Only the span from the line containing "What Chart.js code" down to the line containing "14, 16, 18];" is to be printed, exactly and inclusively, with pictures omitted.

___ Dataset entries ___

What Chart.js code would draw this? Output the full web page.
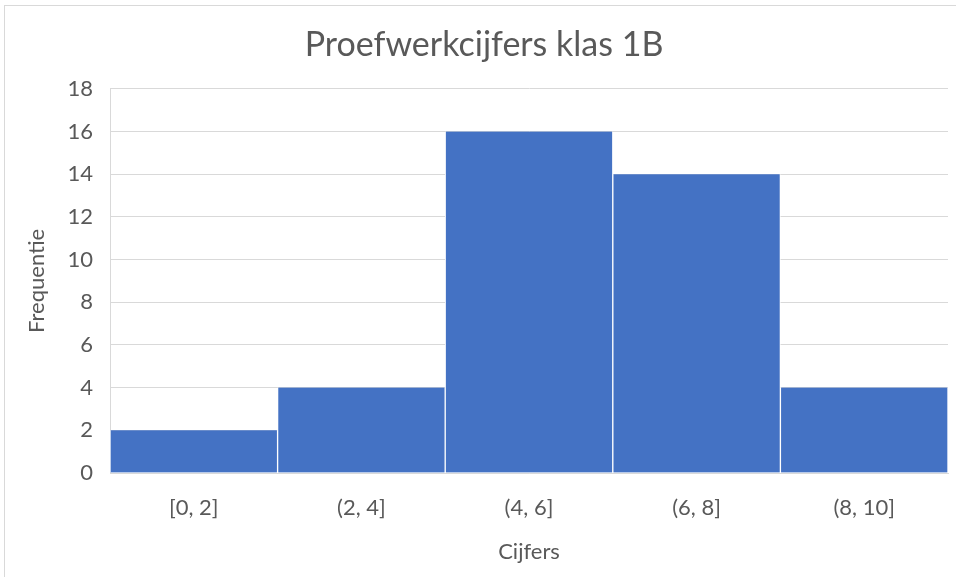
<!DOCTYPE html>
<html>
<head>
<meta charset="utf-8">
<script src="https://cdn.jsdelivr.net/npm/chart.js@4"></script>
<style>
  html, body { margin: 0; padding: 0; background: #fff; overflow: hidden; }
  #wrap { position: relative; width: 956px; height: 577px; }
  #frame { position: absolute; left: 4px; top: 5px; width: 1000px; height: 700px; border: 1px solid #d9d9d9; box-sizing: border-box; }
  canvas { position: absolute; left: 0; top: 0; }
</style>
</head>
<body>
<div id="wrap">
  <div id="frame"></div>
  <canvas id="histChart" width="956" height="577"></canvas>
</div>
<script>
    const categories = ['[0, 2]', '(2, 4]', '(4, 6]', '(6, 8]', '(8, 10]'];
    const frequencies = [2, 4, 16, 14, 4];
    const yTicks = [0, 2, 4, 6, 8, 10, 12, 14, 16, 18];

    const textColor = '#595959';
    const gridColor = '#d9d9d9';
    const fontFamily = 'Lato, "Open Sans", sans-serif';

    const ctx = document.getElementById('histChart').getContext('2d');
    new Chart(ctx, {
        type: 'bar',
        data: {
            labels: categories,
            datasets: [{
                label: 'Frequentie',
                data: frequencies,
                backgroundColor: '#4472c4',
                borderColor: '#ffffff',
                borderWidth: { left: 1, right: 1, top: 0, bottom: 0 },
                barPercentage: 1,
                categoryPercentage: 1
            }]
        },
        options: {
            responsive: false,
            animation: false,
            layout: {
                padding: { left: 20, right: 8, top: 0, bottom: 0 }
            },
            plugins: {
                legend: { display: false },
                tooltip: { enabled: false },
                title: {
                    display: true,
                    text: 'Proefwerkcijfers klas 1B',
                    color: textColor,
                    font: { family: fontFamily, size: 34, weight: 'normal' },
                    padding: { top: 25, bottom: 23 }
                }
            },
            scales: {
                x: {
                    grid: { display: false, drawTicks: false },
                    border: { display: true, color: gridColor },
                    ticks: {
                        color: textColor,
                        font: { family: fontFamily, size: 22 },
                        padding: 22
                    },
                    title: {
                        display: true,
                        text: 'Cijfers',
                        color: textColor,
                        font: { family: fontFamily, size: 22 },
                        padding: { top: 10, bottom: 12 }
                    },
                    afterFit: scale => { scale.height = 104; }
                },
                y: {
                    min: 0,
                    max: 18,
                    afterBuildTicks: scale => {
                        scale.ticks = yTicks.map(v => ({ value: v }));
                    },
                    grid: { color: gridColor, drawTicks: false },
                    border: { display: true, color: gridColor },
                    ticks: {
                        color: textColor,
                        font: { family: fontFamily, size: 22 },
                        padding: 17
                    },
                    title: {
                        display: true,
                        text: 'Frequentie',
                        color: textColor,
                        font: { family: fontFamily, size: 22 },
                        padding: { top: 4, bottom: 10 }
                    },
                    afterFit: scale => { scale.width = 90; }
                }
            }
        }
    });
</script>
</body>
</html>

___
___ Dataset entries ___

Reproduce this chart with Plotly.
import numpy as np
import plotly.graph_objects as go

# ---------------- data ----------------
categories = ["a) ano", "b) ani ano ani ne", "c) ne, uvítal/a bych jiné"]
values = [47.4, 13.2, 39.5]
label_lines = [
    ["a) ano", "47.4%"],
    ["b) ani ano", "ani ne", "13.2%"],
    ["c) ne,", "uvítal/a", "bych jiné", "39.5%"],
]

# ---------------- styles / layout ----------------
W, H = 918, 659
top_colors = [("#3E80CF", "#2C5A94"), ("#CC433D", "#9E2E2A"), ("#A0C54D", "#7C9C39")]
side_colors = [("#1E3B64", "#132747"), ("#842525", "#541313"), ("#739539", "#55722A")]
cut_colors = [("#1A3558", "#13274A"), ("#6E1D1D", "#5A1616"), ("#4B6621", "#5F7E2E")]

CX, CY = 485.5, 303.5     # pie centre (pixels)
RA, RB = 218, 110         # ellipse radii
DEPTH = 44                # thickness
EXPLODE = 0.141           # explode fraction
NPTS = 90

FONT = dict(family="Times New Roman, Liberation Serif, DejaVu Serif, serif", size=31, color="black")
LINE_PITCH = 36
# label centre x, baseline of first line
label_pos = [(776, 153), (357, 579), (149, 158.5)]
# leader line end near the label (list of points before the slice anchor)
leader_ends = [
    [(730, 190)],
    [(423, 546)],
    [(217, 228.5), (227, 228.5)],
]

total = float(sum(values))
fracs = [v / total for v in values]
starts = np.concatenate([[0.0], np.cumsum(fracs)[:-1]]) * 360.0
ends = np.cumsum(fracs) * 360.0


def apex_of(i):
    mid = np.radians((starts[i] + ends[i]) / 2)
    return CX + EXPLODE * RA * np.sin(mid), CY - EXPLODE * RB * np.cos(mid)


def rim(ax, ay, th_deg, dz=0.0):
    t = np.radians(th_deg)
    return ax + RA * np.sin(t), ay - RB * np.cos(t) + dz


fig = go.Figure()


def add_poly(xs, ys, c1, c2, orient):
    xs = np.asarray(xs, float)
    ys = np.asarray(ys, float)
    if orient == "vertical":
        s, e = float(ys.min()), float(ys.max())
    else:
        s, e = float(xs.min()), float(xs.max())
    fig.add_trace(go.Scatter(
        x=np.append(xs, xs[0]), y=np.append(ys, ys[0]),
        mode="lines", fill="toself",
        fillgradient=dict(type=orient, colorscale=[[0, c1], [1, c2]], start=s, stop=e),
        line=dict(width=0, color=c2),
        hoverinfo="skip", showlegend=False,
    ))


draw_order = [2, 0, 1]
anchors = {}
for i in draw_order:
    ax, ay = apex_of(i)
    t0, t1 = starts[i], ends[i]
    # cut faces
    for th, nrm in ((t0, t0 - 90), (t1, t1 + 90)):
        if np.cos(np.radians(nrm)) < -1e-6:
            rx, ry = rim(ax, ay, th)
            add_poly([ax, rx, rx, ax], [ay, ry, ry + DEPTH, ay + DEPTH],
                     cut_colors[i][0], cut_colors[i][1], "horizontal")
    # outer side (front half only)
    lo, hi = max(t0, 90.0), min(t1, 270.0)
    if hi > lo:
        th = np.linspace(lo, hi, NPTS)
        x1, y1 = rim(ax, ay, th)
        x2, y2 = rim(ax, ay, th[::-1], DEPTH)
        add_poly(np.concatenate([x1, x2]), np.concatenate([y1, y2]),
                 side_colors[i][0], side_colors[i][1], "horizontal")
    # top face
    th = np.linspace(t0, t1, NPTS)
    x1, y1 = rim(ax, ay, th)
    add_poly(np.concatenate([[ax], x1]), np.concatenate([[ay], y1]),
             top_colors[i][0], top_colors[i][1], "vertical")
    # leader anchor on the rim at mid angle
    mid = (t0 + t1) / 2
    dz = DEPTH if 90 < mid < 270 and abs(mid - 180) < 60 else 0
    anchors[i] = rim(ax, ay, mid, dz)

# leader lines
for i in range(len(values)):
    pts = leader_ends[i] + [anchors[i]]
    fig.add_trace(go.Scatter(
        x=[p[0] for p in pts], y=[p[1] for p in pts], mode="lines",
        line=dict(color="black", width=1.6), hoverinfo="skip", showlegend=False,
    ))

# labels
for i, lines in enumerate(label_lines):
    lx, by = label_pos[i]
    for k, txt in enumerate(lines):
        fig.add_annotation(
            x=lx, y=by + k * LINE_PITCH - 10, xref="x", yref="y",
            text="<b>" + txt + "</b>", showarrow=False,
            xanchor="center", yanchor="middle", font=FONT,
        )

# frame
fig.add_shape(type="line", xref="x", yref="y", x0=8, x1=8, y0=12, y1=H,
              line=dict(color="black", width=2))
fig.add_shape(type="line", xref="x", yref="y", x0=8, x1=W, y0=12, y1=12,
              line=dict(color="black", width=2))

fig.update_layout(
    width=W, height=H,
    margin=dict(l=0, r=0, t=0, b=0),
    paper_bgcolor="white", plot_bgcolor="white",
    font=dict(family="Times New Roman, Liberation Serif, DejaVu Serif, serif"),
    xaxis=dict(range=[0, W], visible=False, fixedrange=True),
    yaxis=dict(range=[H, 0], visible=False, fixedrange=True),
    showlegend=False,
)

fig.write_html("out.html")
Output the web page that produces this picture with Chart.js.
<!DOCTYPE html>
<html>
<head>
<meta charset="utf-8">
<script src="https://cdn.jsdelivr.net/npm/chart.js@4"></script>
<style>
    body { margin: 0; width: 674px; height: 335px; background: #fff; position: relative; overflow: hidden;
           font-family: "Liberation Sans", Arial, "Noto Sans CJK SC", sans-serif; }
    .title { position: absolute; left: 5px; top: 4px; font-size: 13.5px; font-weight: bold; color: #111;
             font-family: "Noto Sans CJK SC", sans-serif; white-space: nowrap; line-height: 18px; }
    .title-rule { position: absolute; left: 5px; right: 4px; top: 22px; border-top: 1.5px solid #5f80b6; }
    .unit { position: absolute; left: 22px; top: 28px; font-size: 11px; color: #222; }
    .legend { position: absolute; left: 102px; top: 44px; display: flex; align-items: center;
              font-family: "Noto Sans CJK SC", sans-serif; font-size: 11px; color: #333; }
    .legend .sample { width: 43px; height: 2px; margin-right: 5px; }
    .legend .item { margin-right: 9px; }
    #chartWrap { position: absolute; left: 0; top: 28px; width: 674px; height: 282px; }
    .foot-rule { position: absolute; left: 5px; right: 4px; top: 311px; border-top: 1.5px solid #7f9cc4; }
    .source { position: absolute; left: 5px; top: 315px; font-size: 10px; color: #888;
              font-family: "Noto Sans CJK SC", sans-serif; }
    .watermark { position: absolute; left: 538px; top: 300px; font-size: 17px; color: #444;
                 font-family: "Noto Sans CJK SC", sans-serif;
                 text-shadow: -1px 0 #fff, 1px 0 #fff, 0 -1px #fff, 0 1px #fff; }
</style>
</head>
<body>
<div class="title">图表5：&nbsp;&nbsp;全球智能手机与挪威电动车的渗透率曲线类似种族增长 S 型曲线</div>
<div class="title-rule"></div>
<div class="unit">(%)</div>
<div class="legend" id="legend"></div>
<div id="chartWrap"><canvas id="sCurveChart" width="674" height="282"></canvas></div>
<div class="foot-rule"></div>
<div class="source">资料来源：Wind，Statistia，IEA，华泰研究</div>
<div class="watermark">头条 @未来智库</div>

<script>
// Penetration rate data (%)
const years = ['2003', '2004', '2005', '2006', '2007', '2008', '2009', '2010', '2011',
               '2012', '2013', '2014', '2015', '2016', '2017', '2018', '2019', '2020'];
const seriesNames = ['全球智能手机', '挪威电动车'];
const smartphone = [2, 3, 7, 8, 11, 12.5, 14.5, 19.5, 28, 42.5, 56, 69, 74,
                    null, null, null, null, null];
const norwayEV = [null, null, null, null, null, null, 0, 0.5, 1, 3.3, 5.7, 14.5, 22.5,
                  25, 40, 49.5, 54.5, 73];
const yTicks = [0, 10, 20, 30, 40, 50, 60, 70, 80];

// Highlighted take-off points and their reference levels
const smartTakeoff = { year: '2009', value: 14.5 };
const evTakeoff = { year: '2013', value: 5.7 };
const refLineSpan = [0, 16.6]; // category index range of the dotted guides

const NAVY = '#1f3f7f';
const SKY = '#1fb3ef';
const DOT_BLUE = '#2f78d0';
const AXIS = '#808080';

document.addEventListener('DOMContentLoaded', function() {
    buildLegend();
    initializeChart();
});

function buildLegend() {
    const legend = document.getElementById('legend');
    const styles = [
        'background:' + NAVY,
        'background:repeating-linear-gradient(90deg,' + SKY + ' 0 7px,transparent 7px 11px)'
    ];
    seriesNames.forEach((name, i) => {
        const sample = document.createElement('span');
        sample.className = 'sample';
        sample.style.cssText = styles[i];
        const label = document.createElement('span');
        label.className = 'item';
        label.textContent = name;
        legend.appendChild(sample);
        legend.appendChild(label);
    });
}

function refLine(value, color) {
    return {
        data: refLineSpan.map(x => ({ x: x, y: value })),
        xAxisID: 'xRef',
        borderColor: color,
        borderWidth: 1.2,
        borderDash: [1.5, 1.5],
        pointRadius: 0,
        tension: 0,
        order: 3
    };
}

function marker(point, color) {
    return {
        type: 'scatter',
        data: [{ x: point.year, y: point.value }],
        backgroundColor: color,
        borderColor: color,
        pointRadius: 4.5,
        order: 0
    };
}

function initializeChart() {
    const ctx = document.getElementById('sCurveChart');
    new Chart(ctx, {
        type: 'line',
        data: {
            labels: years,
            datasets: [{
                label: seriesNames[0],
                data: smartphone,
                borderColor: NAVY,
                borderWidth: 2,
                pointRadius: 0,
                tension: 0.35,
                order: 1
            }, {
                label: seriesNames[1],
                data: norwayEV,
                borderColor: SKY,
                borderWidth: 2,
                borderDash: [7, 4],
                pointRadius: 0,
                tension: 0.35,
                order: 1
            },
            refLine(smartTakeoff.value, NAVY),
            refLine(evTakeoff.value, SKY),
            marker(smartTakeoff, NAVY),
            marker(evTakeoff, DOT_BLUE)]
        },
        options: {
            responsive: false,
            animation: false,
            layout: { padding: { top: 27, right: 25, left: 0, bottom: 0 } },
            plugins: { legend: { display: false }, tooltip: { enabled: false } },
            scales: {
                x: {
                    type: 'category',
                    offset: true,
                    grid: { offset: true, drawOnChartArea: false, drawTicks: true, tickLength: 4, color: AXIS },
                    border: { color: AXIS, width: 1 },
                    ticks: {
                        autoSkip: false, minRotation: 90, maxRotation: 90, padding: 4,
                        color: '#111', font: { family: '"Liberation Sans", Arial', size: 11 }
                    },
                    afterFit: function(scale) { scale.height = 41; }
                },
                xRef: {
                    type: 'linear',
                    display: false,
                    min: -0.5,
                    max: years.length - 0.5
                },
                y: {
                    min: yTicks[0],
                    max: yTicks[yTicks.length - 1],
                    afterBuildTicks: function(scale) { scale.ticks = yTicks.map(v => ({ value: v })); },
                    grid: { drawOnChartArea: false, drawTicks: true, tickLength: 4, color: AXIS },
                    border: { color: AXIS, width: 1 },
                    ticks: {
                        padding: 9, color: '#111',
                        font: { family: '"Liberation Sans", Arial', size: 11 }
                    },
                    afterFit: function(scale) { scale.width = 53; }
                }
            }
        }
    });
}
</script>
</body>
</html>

___

**The response**
What Chart.js code would draw this? Output the full web page.
<!DOCTYPE html>
<html>
<head>
<meta charset="utf-8">
<script src="https://cdn.jsdelivr.net/npm/chart.js@4"></script>
<style>
  html, body { margin: 0; padding: 0; background: #fff; overflow: hidden; }
  #wrap { position: relative; width: 956px; height: 577px; }
  #frame { position: absolute; left: 4px; top: 5px; width: 1000px; height: 700px; border: 1px solid #d9d9d9; box-sizing: border-box; }
  canvas { position: absolute; left: 0; top: 0; }
</style>
</head>
<body>
<div id="wrap">
  <div id="frame"></div>
  <canvas id="histChart" width="956" height="577"></canvas>
</div>
<script>
    const categories = ['[0, 2]', '(2, 4]', '(4, 6]', '(6, 8]', '(8, 10]'];
    const frequencies = [2, 4, 16, 14, 4];
    const yTicks = [0, 2, 4, 6, 8, 10, 12, 14, 16, 18];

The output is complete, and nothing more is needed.